There are literally hundreds of restaurants, izakayas, and cafes to choose from in and around the Kawasaki station area. There are of course scores of franchise locations for places like Sweets Paradise, Genki Sushi, and so on, and each of the shopping malls has plenty of dining spots too.

Tsukune - Kawasaki - A Guide to Japan's Art-Filled Industrial City

If you’re looking for something a little more local and feel like strolling and checking out the shops, checking out a shopping street is your best bet.
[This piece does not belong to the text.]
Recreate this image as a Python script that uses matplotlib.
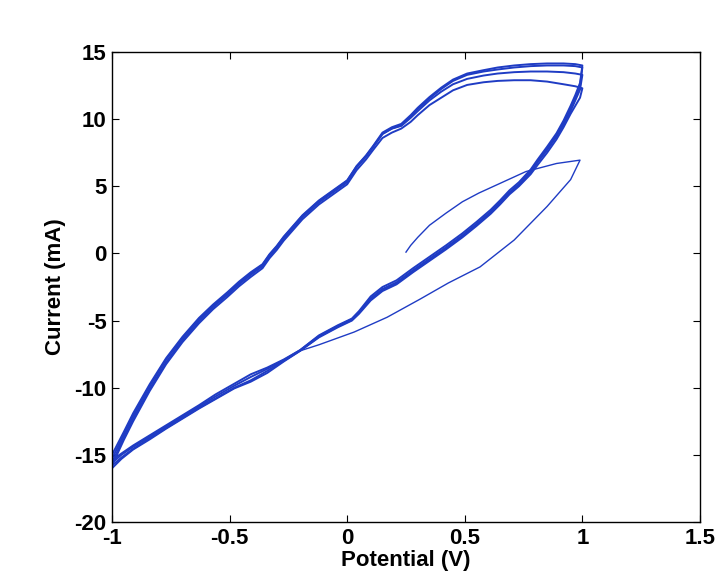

Kawasaki Ginryugai Shopping Street is a five-minute walk from the station and is home to standing noodle shops, izakayas, ramen, yakiniku, and fast food spots. Kawasaki Ginza Shopping Street is closer to Keikyu Kawasaki Station, but is still a five-minute walk from JR Kawasaki Station, and is home to classic Japanese cuisine of all kinds.

If you want to get out of the city and enjoy a wide variety of experiences and plenty of Japanese culture both past and present—with fewer crowds!—then Kawasaki is the place for you.

Getting There

Tokaido Line Kawasaki - A Guide to Japan's Art-Filled Industrial City

Kawasaki Station is twenty minutes from Tokyo Station on the Tokaido Line, and less than thirty minutes from Shibuya Station (take the Yamanote to Shinagawa and then the Tokaido Line).